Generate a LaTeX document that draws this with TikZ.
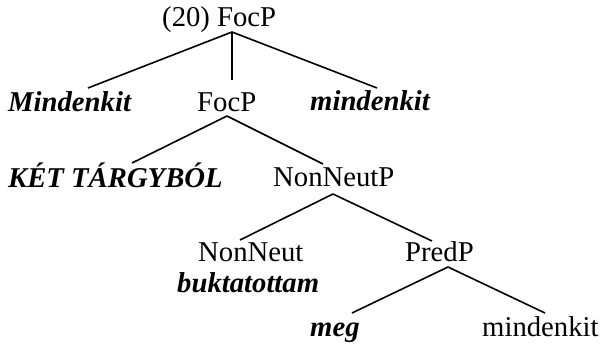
\documentclass[tikz,border=0pt]{standalone}
\usepackage{fontspec}
\setmainfont{Liberation Serif}
\begin{document}
\begin{tikzpicture}[x=1pt,y=-1pt,
  lbl/.style={anchor=base west,inner sep=0pt,font=\fontsize{28.7}{34}\selectfont},
  emph/.style={lbl,font=\fontsize{28.7}{34}\selectfont\bfseries\itshape},
  branch/.style={line width=1.6pt}]
\useasboundingbox (0,0) rectangle (600,344);
% nodes
\node[lbl]  (root) at (162,27) {(20) FocP};
\node[emph] (mind1) at (8,112) {Mindenkit};
\node[lbl]  (focp) at (197,112) {FocP};
\node[emph] (mind2) at (310,111) {mindenkit};
\node[emph] (ket) at (8,188) {KÉT TÁRGYBÓL};
\node[lbl]  (nnp) at (273,187) {NonNeutP};
\node[lbl]  (nn) at (198,262) {NonNeut};
\node[emph] (bukt) at (177,293) {buktatottam};
\node[lbl]  (predp) at (405,262) {PredP};
\node[emph] (meg) at (310,337) {meg};
\node[lbl]  (mind3) at (482,337) {mindenkit};
% attachment points
\coordinate (rootB) at (232,32);
\coordinate (mind1T) at (88,88);
\coordinate (focpT) at (232,80);
\coordinate (mind2T) at (377,88);
\coordinate (focpB) at (227,116);
\coordinate (ketT) at (132,163);
\coordinate (nnpT) at (323,164);
\coordinate (nnpB) at (333,194);
\coordinate (nnT) at (240,240);
\coordinate (predpT) at (432,241);
\coordinate (predpB) at (448,267);
\coordinate (megT) at (352,313);
\coordinate (mind3T) at (545,313);
% branches
\draw[branch] (rootB) -- (mind1T);
\draw[branch] (rootB) -- (focpT);
\draw[branch] (rootB) -- (mind2T);
\draw[branch] (focpB) -- (ketT);
\draw[branch] (focpB) -- (nnpT);
\draw[branch] (nnpB) -- (nnT);
\draw[branch] (nnpB) -- (predpT);
\draw[branch] (predpB) -- (megT);
\draw[branch] (predpB) -- (mind3T);
\end{tikzpicture}
\end{document}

______

● **Task instructions**: Skipping the pictures, transcribe each line above exactly as it appears.

● **Output for this exercise**:
Generate a LaTeX document that draws this with TikZ.
\documentclass[tikz,border=0pt]{standalone}
\usepackage{fontspec}
\setmainfont{Liberation Serif}
\begin{document}
\begin{tikzpicture}[x=1pt,y=-1pt,
  lbl/.style={anchor=base west,inner sep=0pt,font=\fontsize{28.7}{34}\selectfont},
  emph/.style={lbl,font=\fontsize{28.7}{34}\selectfont\bfseries\itshape},
  branch/.style={line width=1.6pt}]
\useasboundingbox (0,0) rectangle (600,344);
% nodes
\node[lbl]  (root) at (162,27) {(20) FocP};
\node[emph] (mind1) at (8,112) {Mindenkit};
\node[lbl]  (focp) at (197,112) {FocP};
\node[emph] (mind2) at (310,111) {mindenkit};
\node[emph] (ket) at (8,188) {KÉT TÁRGYBÓL};
\node[lbl]  (nnp) at (273,187) {NonNeutP};
\node[lbl]  (nn) at (198,262) {NonNeut};
\node[emph] (bukt) at (177,293) {buktatottam};
\node[lbl]  (predp) at (405,262) {PredP};
\node[emph] (meg) at (310,337) {meg};
\node[lbl]  (mind3) at (482,337) {mindenkit};
% attachment points
\coordinate (rootB) at (232,32);
\coordinate (mind1T) at (88,88);
\coordinate (focpT) at (232,80);
\coordinate (mind2T) at (377,88);
\coordinate (focpB) at (227,116);
\coordinate (ketT) at (132,163);
\coordinate (nnpT) at (323,164);
\coordinate (nnpB) at (333,194);
\coordinate (nnT) at (240,240);
\coordinate (predpT) at (432,241);
\coordinate (predpB) at (448,267);
\coordinate (megT) at (352,313);
\coordinate (mind3T) at (545,313);
% branches
\draw[branch] (rootB) -- (mind1T);
\draw[branch] (rootB) -- (focpT);
\draw[branch] (rootB) -- (mind2T);
\draw[branch] (focpB) -- (ketT);
\draw[branch] (focpB) -- (nnpT);
\draw[branch] (nnpB) -- (nnT);
\draw[branch] (nnpB) -- (predpT);
\draw[branch] (predpB) -- (megT);
\draw[branch] (predpB) -- (mind3T);
\end{tikzpicture}
\end{document}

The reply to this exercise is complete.